To determine what sales, if any, were intended to be *357 saved from the penalties of the general enactment, it is pertinent to ask, what sales, if any, ought to be saved from such penalties? Naturally sales of foods prepared and enclosed in packages at the time the Act took effect. These packages would be on hand at the time when the law making their sale unlawful, when unmarked with the net quantity of their contents, was enacted. There would be good reason for excepting their sale from the immediate operation of the statute. It might lead to public inconvenience to prevent the immediate sale of these, because time would be required for merchants and packers to re-stock with new goods properly marked of the character ordinarily carried by them, or to properly mark the goods which were on hand. As such goods had been prepared and enclosed when their sale, unmarked, was lawful, it would be proper to except from the provisions of the Act, for a reasonable time, the sale of such unmarked packages. No good reason is apparent for allowing the owners of such packages and others, during this time, to stock up with other unmarked foods, to be sold without penalty afterward for an indefinite period until wholly disposed of. This would violate the plain intent of the enacting clause. It is not conceivable that the legislature intended this when it said that the Act should take effect from its passage. What it intended was that the Act should have effect as to sales of unbranded package foods thereafter prepared and enclosed, but that the sale of such package foods prepared and enclosed at the time the Act took effect should not, for eighteen months after its passage, subject the seller to the penalties provided by the Act. While the language is not felicitously chosen to express this intent, we think that it is readily susceptible of that meaning. It is the only construction of the whole Act which gives effect to all of its language, and gives the Act an immediate effect *358 after its passage as its language requires; unless it be said that the proviso relates only to sales of foods and leaves the Act to operate upon the offering of them for sale. Such a construction would be preposterous. It would render the defendant guilty and punishable for offering the goods for sale at any time after the passage of the Act, while for the actual sale of them he would be immune from punishment. We cannot impute to the legislature an intent to accomplish such a result.

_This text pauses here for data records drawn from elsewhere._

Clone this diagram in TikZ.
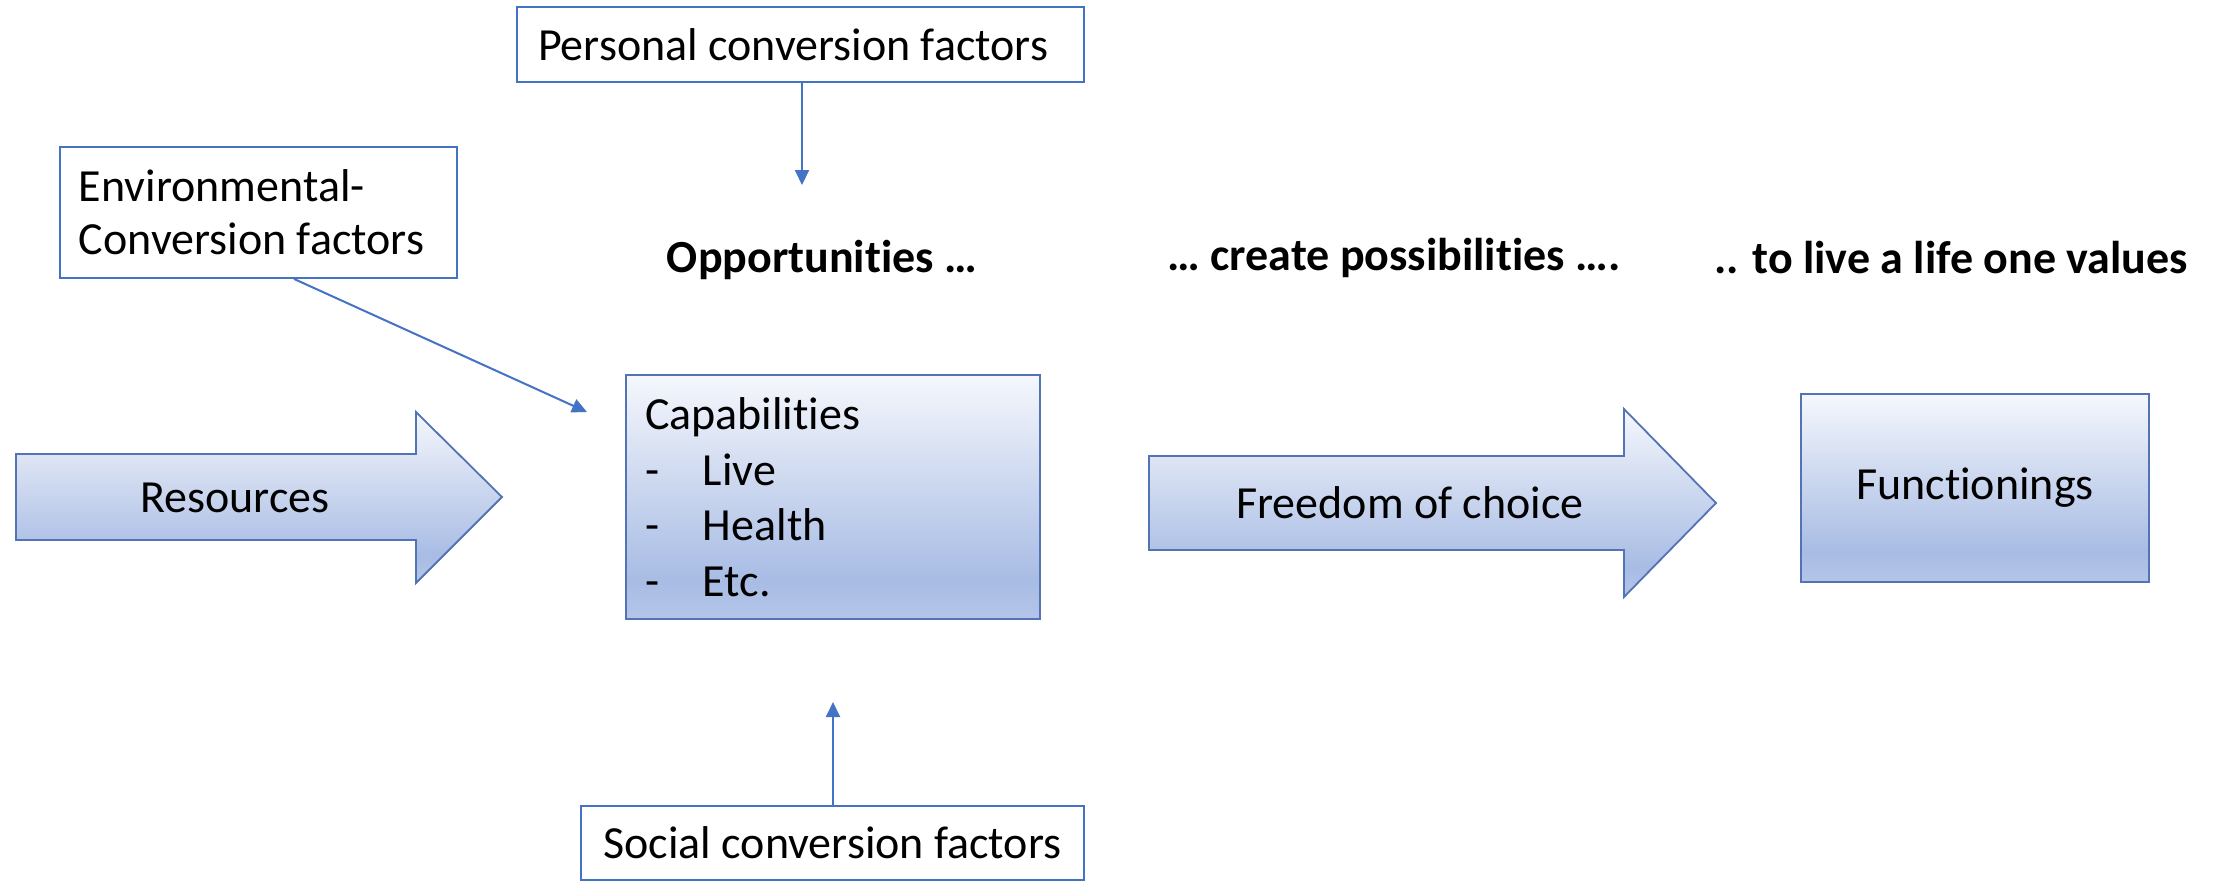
\documentclass[tikz,border=0pt]{standalone}
\usepackage{fontspec}
\setmainfont[Ligatures=NoCommon]{Carlito}
\usetikzlibrary{arrows.meta}
\definecolor{lnblue}{HTML}{4472C4}
\definecolor{bordr}{HTML}{5273B4}
\definecolor{gtop}{HTML}{F5F7FC}
\definecolor{gbot}{HTML}{A8BCE4}
\definecolor{gend}{HTML}{B4C5E8}
\pgfdeclareverticalshading{officeblue}{100bp}{color(0bp)=(gend); color(25bp)=(gend); color(33bp)=(gbot); color(75bp)=(gtop); color(100bp)=(gtop)}
\begin{document}
\begin{tikzpicture}[x=0.25pt,y=-0.25pt,
  plainbox/.style={draw=lnblue, line width=0.45pt, fill=white, inner sep=0pt, font=\fontsize{11.5}{13.25}\selectfont},
  gradshape/.style={draw=bordr, line width=0.45pt, shading=officeblue},
  gradbox/.style={gradshape, inner sep=0pt, font=\fontsize{11.5}{13.9}\selectfont},
  lbl/.style={font=\fontsize{11.5}{14}\selectfont, inner sep=0pt},
  headlbl/.style={font=\bfseries\fontsize{11.5}{14}\selectfont, inner sep=0pt},
  conn/.style={draw=lnblue, line width=0.5pt, -{Triangle[length=3.75pt,width=3.5pt]}}]
\fill[white] (0,0) rectangle (2218,881);
\useasboundingbox (0,0) rectangle (2218,881);

% boxes
\node[plainbox, minimum width=141.75pt, minimum height=18.75pt] (personal) at (800.5,44.5) {\makebox[131.25pt][l]{Personal conversion factors}};
\node[plainbox, minimum width=99.25pt, minimum height=32.75pt, align=left] (env) at (258.5,212.5) {\makebox[89.75pt][l]{Environmental-}\\\makebox[89.75pt][l]{Conversion factors}};
\node[plainbox, minimum width=125.75pt, minimum height=18.5pt] (social) at (832.5,843) {Social conversion factors};
\node[gradbox, minimum width=103.5pt, minimum height=61pt, align=left] (capab) at (833,497) {\makebox[94pt][l]{Capabilities}\\\makebox[14.5pt][l]{-}Live\\\makebox[14.5pt][l]{-}Health\\\makebox[14.5pt][l]{-}Etc.};
\node[gradbox, minimum width=87pt, minimum height=47pt] (funct) at (1975,488) {Functionings};

% big arrows
\path[gradshape] (16,454) -- (416,454) -- (416,412) -- (502,497) -- (416,583) -- (416,540) -- (16,540) -- cycle;
\node[lbl] (res) at (235,498) {Resources};
\path[gradshape] (1149,456) -- (1624,456) -- (1624,409) -- (1716,503) -- (1624,597) -- (1624,550) -- (1149,550) -- cycle;
\node[lbl] (free) at (1410,503) {Freedom of choice};

% headings
\node[headlbl] (opp) at (822,260) {Opportunities …};
\node[headlbl] (poss) at (1394,258) {… create possibilities ….};
\node[headlbl] (live) at (1951,258) {.. to live a life one values};

% connectors
\coordinate (ptip) at (802,185);
\coordinate (etip) at (587,412);
\coordinate (stip) at (833,702);
\draw[conn] (personal.south -| ptip) -- (ptip);
\draw[conn] ([xshift=8.875pt]env.south) -- (etip);
\draw[conn] (social.north -| stip) -- (stip);
\end{tikzpicture}
\end{document}
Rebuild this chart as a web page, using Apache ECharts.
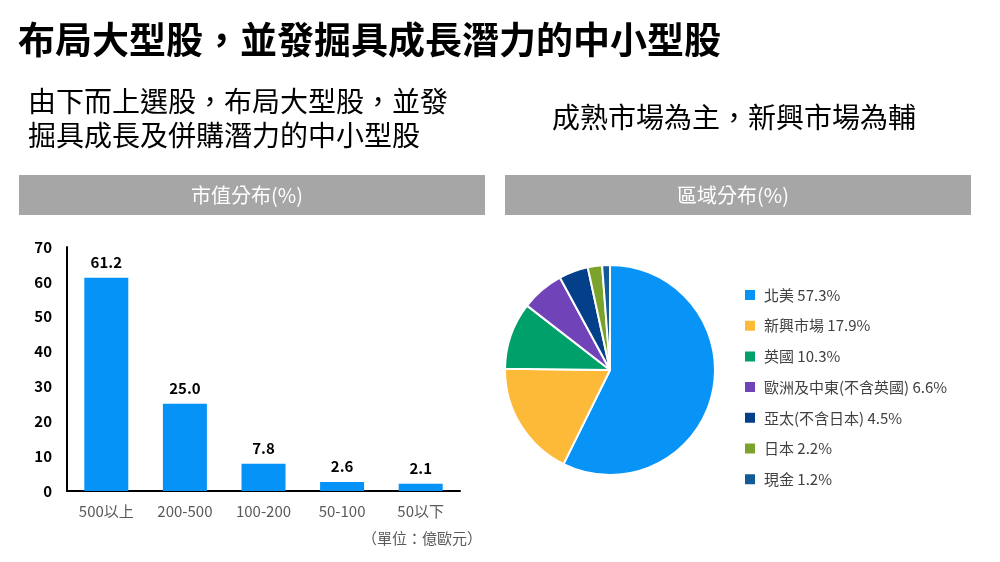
<!DOCTYPE html>
<html>
<head>
<meta charset="utf-8">
<script src="https://cdn.jsdelivr.net/npm/echarts@6/dist/echarts.min.js"></script>
<style>
  html, body { margin: 0; padding: 0; background: #fff; }
  #main { width: 1000px; height: 562px; }
</style>
</head>
<body>
<div id="main"></div>
<script>
  // 市值分布 (%)
  const capCategories = ['500以上', '200-500', '100-200', '50-100', '50以下'];
  const capValues = [61.2, 25.0, 7.8, 2.6, 2.1];

  // 區域分布 (%)
  const regionNames = ['北美', '新興市場', '英國', '歐洲及中東(不含英國)', '亞太(不含日本)', '日本', '現金'];
  const regionValues = [57.3, 17.9, 10.3, 6.6, 4.5, 2.2, 1.2];
  const regionColors = ['#0894f7', '#fdba38', '#00a06b', '#7043b9', '#044089', '#7ba32c', '#125a98'];

  const FONT = '"Noto Sans CJK TC", "Noto Sans", sans-serif';

  const chart = echarts.init(document.getElementById('main'));

  const option = {
    backgroundColor: '#fff',
    textStyle: { fontFamily: FONT },
    graphic: [
      // 主標題
      { type: 'text', left: 18, top: 21, style: { text: '布局大型股，並發掘具成長潛力的中小型股', font: 'bold 37px ' + FONT, fill: '#000' } },
      // 左側說明
      { type: 'text', left: 28, top: 84, style: { text: '由下而上選股，布局大型股，並發\n掘具成長及併購潛力的中小型股', font: '28px ' + FONT, fill: '#000', lineHeight: 34 } },
      // 右側說明
      { type: 'text', left: 552, top: 103, style: { text: '成熟市場為主，新興市場為輔', font: '28px ' + FONT, fill: '#000' } },
      // 灰色標題列
      { type: 'rect', shape: { x: 19, y: 175, width: 466, height: 40 }, style: { fill: '#a6a6a6' } },
      { type: 'rect', shape: { x: 505, y: 175, width: 466, height: 40 }, style: { fill: '#a6a6a6' } },
      { type: 'text', x: 247, y: 195, style: { text: '市值分布(%)', font: '20px ' + FONT, fill: '#fff', align: 'center', verticalAlign: 'middle' } },
      { type: 'text', x: 733, y: 195, style: { text: '區域分布(%)', font: '20px ' + FONT, fill: '#fff', align: 'center', verticalAlign: 'middle' } },
      // 單位
      { type: 'text', x: 482, y: 538, style: { text: '（單位：億歐元）', font: '15px ' + FONT, fill: '#595959', align: 'right', verticalAlign: 'middle' } }
    ],
    grid: { left: 67, top: 247, width: 393, height: 244 },
    xAxis: {
      type: 'category',
      data: capCategories,
      axisLine: { lineStyle: { color: '#000', width: 2 } },
      axisTick: { show: false },
      axisLabel: { color: '#595959', fontSize: 15, margin: 13 }
    },
    yAxis: {
      type: 'value',
      min: 0,
      max: 70,
      interval: 10,
      axisLine: { show: true, lineStyle: { color: '#000', width: 2 } },
      axisTick: { show: false },
      splitLine: { show: false },
      axisLabel: { color: '#000', fontSize: 15, fontWeight: 'bold', margin: 15 }
    },
    legend: {
      orient: 'vertical',
      left: 738,
      top: 282,
      icon: 'rect',
      itemWidth: 12,
      itemHeight: 12,
      itemGap: 14.7,
      selectedMode: false,
      data: regionNames,
      formatter: function (name) {
        const i = regionNames.indexOf(name);
        return name + ' ' + regionValues[i].toFixed(1) + '%';
      },
      textStyle: { color: '#404040', fontSize: 15, lineHeight: 16, padding: [0, 0, 0, 3] }
    },
    series: [
      {
        type: 'bar',
        data: capValues,
        barWidth: 44,
        itemStyle: { color: '#0693f7' },
        label: {
          show: true,
          position: 'top',
          distance: 8,
          color: '#000',
          fontSize: 15,
          fontWeight: 'bold',
          formatter: function (p) { return p.value.toFixed(1); }
        }
      },
      {
        type: 'pie',
        center: [610, 370],
        radius: 105,
        startAngle: 90,
        clockwise: true,
        label: { show: false },
        labelLine: { show: false },
        emphasis: { disabled: true },
        itemStyle: { borderColor: '#fff', borderWidth: 2 },
        data: regionNames.map(function (n, i) {
          return { name: n, value: regionValues[i], itemStyle: { color: regionColors[i] } };
        })
      }
    ]
  };

  chart.setOption(option);
</script>
</body>
</html>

We think that the words "prepared and enclosed in package form" refer, and were intended to refer, to foods so enclosed at the time the statute in question was enacted. This construction renders the defendant's claim, that the final clause of § 3 modifies the words "prepared and enclosed," untenable. Had the word "now" preceded these words, thus clearly expressing the intent which we hold that the language of the proviso, as it now reads, expresses, the claim could hardly have been made. Our construction makes the last clause of § 3 modify the word "sale." It thus gives effect to the proviso, by exempting from the operation of the general prohibition of § 1, for eighteen months, sales of foods already enclosed in packages when the statute was enacted. It gives immediate effect to the first clause of § 3 and to the first section of the Act, for, under that construction the sale at any time after the Act was passed of any foods which were prepared and enclosed in unmarked packages after the passage of the Act subjects the seller to the penalties provided, and the sale after January 11th, 1913, of food in such packages, whenever enclosed therein, renders the seller liable.
The defendant, admittedly, sold such an unmarked package of food on March 8th, 1913, as alleged in the information, and it follows from our construction of the statute that he was properly convicted and sentenced. *359
The claim upon the demurrer was that the information is insufficient because it does not state when the tomatoes sold were prepared and enclosed in the package and negative the proviso. This was not necessary. The proviso does not enter into the description of the offense. The information counts upon the general prohibition of § 1 of the statute. The proviso in the subsequent section merely excepts a case from that prohibition. If the sale in this case fell within the exception, it was a matter for the accused to prove as a defense. The State was not called upon to negative the proviso. 2 Bishop, Criminal Procedure (2d Ed.) § 639; State v. Miller,
As the defendant's claims under the other exceptions depend upon the correctness of his construction of the proviso, it is unnecessary to consider them further.
There is no error.
In this opinion the other judges concurred.